Iron Guard Visual technique. . .

Thieves & Kings is drawn in pencil, inked with black pen, and then treated with dot screen tones to define highlights and shadows, (formerly the screen tones were done with Letraset products and an Exacto knife, but more recently with scanners and computer software).

Thieves & Kings is a black & white comic book, with the only color being on the painted covers. (I often put a great deal of work into the covers of my books. If you want to take a look at some of them, they can all be viewed elsewhere on this site.)

One of the more singular elements about the book is that the story will alternate from standard, frame-by-frame comics pages to decorated pages of prose text. I go to lengths to integrate the two, and shift back and forth between them depending on the needs of any given scene. I find the text passages provide me with a wonderful tool that other comic artists don't have at their fingertips, while being able to draw gives me a powerful means of expression that classical book writers can only dream of. A picture is worth a thousand words, but just try drawing a life philosophy, or 'emotional turmoil'. Of course, it can be done, but you can also drive a nail in with a screw driver. It's so much easier when you use the proper tools!

The combination allows me to achieve a great range of effects, while enabling me to pack more story into a smaller space. More bang for the buck.

The Art style. . .

To many, it is obvious that I have been influenced by Japanese comics, and this is true. North American comics, when I was young, were the rule; the reality. Like school buildings or the sky, the North American Spiderman style of comics art seemed like an edifice which would stand forever because it was the only thing that could exist. When I first became aware that I might be wrong; that there could be another way, I was excited beyond words, and I endeavored to draw exactly like a Japanese cartoonist. Of course, I failed. -And not just because I was seventeen at the time; culture and artistic approaches draw, I believe, upon very deep wells which share their sources far beneath the crust of the human psyche. (I am convinced that the way kids in different cultures learn to read and write has a massive impact on how the artistic centers of their brains develop. I'm talking about the differences between learning and practicing to draw 26 letters versus 6000.) As well, I have long since come to the conclusion that the artistic 'realities' in other countries can make just as an imposing and stifling set of edifices as they do here, if they prevent an artist from feeling free to explore his or her own possibilities. -And of course, as with anything, 90% of everything published is poop, no matter where you happen to live. But I was certainly influenced!

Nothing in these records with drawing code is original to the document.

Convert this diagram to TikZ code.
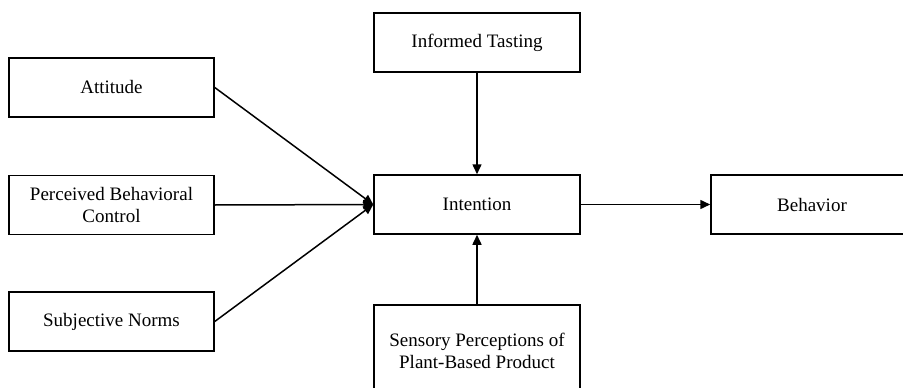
\documentclass[tikz,border=0pt]{standalone}
\usepackage{fontspec}
\setmainfont{Liberation Serif}
\usetikzlibrary{arrows.meta}
\begin{document}
\begin{tikzpicture}[x=1pt,y=-1pt,
  box/.style={draw,line width=1.5pt,minimum width=#1,minimum height=59pt,
    inner sep=0pt,align=center,font=\fontsize{19}{22}\selectfont},
  box/.default=205pt,
  link/.style={line width=1.5pt,-{Triangle[length=10pt,width=9pt]}},
  plain/.style={line width=1.5pt}]
\useasboundingbox (0,0) rectangle (903,388);
\clip (0,0) rectangle (903,388);
\fill[white] (0,0) rectangle (903,388);

% predictors on the left
\node[box] (att) at (111.5,87.5) {Attitude};
\node[box] (pbc) at (111.5,205) {Perceived Behavioral\\Control};
\node[box] (sn)  at (111.5,321.5) {Subjective Norms};

% central column
\node[box=206pt] (tast) at (477,42.5) {Informed Tasting};
\node[box=206pt] (int)  at (477,204.5) {Intention};
\node[box=206pt,minimum height=92pt] (sens) at (477,351) {Sensory Perceptions of\\Plant-Based Product};

% outcome
\node[box=202pt] (beh) at (812,204.5) {Behavior};

% paths
\draw[link] (att.east) -- (int.west);
\draw[link] (pbc.east) -- (int.west);
\draw[link] (sn.east) -- (int.west);
\draw[link] (int.east) -- (beh.west);
\draw[link] (tast.south) -- (int.north);
\draw[link] (sens.north) -- (int.south);
\end{tikzpicture}
\end{document}
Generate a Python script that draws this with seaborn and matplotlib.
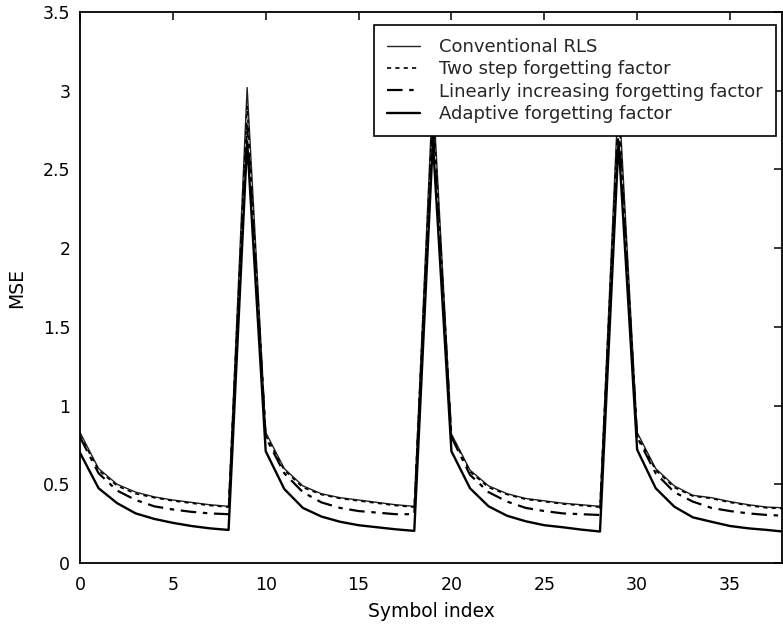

My style today, I find, is different from anything else out there. It has developed on its own, and I am both comfortable with it, and proud of it. It is entirely me on the page when people read it. I like that. -In fact, that's one of the things I am most pleased about that none of those other comic books out there which bandy about authors and artists like interchangeable parts can say; This book is pure; the product of a single vision from beginning to end.

Rather lofty sounding, I know, but I think these things are important.